The company reported a 14.3% increase in housing completions to 8,749 homes for the year ended July 31, 2025, driving revenue up 16.9% to £2.78 billion. Underlying operating profit rose 27.5% to £303.5 million, with the underlying operating margin improving to 10.9% from 10.0% a year earlier.
Bellway’s board recommended a final dividend of 49.0p per share, bringing the total dividend to 70.0p, a 29.6% increase from the previous year.
" Bellway has delivered a good performance in FY25 with double-digit growth in volume output and profits, and our sharper focus on balance sheet efficiency is reflected by the £150m share buyback programme announced today," said Jason Honeyman, Chief Executive.
The company reported a private reservation rate per outlet per week of 0.57, up 11.8% from the previous year. However, recent trading has been softer, with the reservation rate at 0.48 in the ten weeks since August 1, compared to 0.49 in the same period last year.
Despite near-term market challenges, Bellway remains optimistic about future growth. The company is targeting volume output of around 9,200 homes in FY26 and aims to reach approximately 10,000 homes by FY28.

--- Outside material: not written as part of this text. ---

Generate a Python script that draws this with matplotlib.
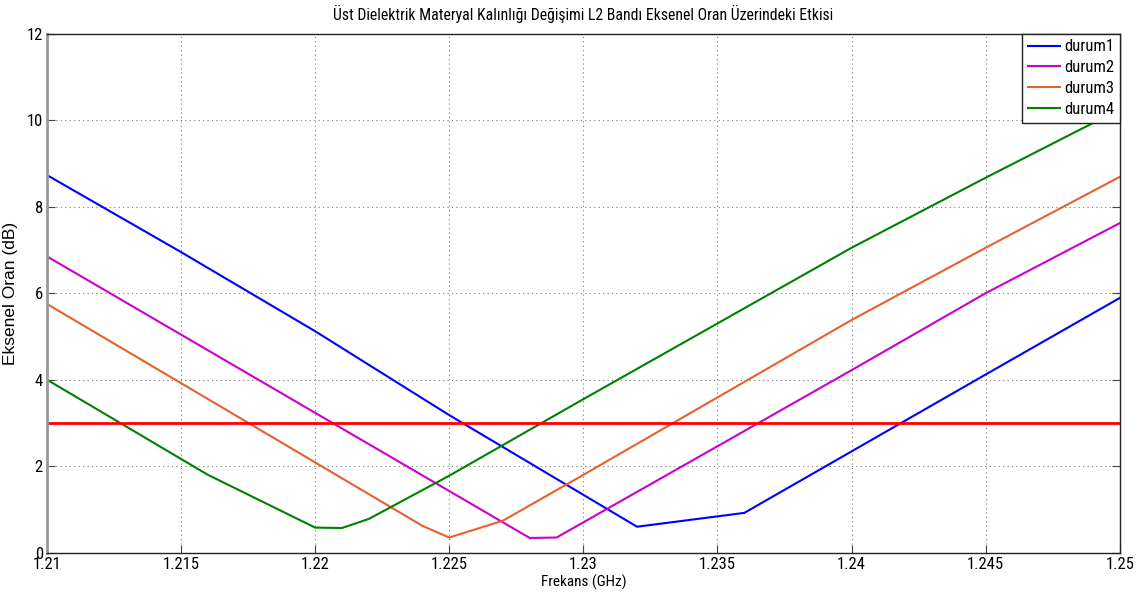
import matplotlib
matplotlib.use("Agg")
import matplotlib.pyplot as plt
from matplotlib import font_manager

# frequencies (GHz) and axial ratio (dB)
f_durum1 = [1.21, 1.215, 1.22, 1.225, 1.232, 1.236, 1.245, 1.25]
ar_durum1 = [8.73, 6.95, 5.12, 3.18, 0.60, 0.92, 4.12, 5.89]

f_durum2 = [1.21, 1.228, 1.229, 1.24, 1.245, 1.25]
ar_durum2 = [6.85, 0.34, 0.35, 4.22, 6.00, 7.62]

f_durum3 = [1.21, 1.215, 1.224, 1.225, 1.227, 1.23, 1.24, 1.245, 1.25]
ar_durum3 = [5.75, 3.92, 0.62, 0.35, 0.74, 1.80, 5.38, 7.05, 8.69]

f_durum4 = [1.21, 1.216, 1.22, 1.221, 1.222, 1.225, 1.23, 1.24, 1.245, 1.25]
ar_durum4 = [4.00, 1.80, 0.58, 0.57, 0.78, 1.78, 3.55, 7.05, 8.67, 10.25]

limit_db = 3
labels = ["durum1", "durum2", "durum3", "durum4"]
colors = ["#0000ff", "#cc00cc", "#e8602c", "#008000"]

x_ticks = [1.21, 1.215, 1.22, 1.225, 1.23, 1.235, 1.24, 1.245, 1.25]
x_ticklabels = ["1.21", "1.215", "1.22", "1.225", "1.23", "1.235", "1.24", "1.245", "1.25"]
y_ticks = [0, 2, 4, 6, 8, 10, 12]


def pick_font(names):
    for n in names:
        try:
            font_manager.findfont(n, fallback_to_default=False)
            return n
        except ValueError:
            pass
    return "DejaVu Sans"


narrow = pick_font(["Liberation Sans Narrow", "Roboto Condensed", "Liberation Sans"])
plt.rcParams['font.family'] = [narrow, 'DejaVu Sans']

fig = plt.figure(figsize=(11.45, 6.01), dpi=100)
ax = fig.add_axes([0.041, 0.0804, 0.937, 0.8636])

series = [(f_durum1, ar_durum1), (f_durum2, ar_durum2),
          (f_durum3, ar_durum3), (f_durum4, ar_durum4)]
for (f, ar), lab, c in zip(series, labels, colors):
    ax.plot(f, ar, color=c, lw=1.5, label=lab)

ax.axhline(limit_db, color="#ff0000", lw=2)

ax.set_xlim(1.21, 1.25)
ax.set_ylim(0, 12)
ax.set_xticks(x_ticks)
ax.set_xticklabels(x_ticklabels)
ax.set_yticks(y_ticks)
ax.tick_params(direction="in", length=6, labelsize=12, top=False, right=True,
               color="#444444", pad=3)
ax.grid(True, linestyle=(0, (1, 3)), color="#777777", lw=0.8)

for side in ["top", "right", "bottom"]:
    ax.spines[side].set_color("#222222")
    ax.spines[side].set_linewidth(1.0)
ax.spines["left"].set_color("#999999")
ax.spines["left"].set_linewidth(2.0)

ax.set_title("Üst Dielektrik Materyal Kalınlığı Değişimi L2 Bandı Eksenel Oran Üzerindeki Etkisi",
             fontsize=11.3, pad=10)
ax.set_xlabel("Frekans (GHz)", fontsize=11, labelpad=2)
ax.set_ylabel("Eksenel Oran (dB)", fontsize=12.5, family=['Liberation Sans', 'DejaVu Sans'])
ax.yaxis.set_label_coords(-0.027, 0.5)

leg = ax.legend(loc="upper right", fontsize=12, fancybox=False, framealpha=1,
                edgecolor="#222222", borderaxespad=0, handlelength=1.9,
                handletextpad=0.25, labelspacing=0.35, borderpad=0.35)
leg.get_frame().set_linewidth(1.0)

fig.savefig("out.png", dpi=100)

"While we face some near-term market challenges, we have a high-quality land bank, strong balance sheet and the operational capacity to capitalise on the positive long-term fundamentals of our industry," Honeyman added.
The company ended the year with net cash of £41.8 million, compared to net debt of £10.5 million a year earlier, reflecting strong cash generation during the period.
Bellway maintained its position as a five-star homebuilder for the ninth consecutive year, with 95.4% of customers saying they would recommend the company to a friend.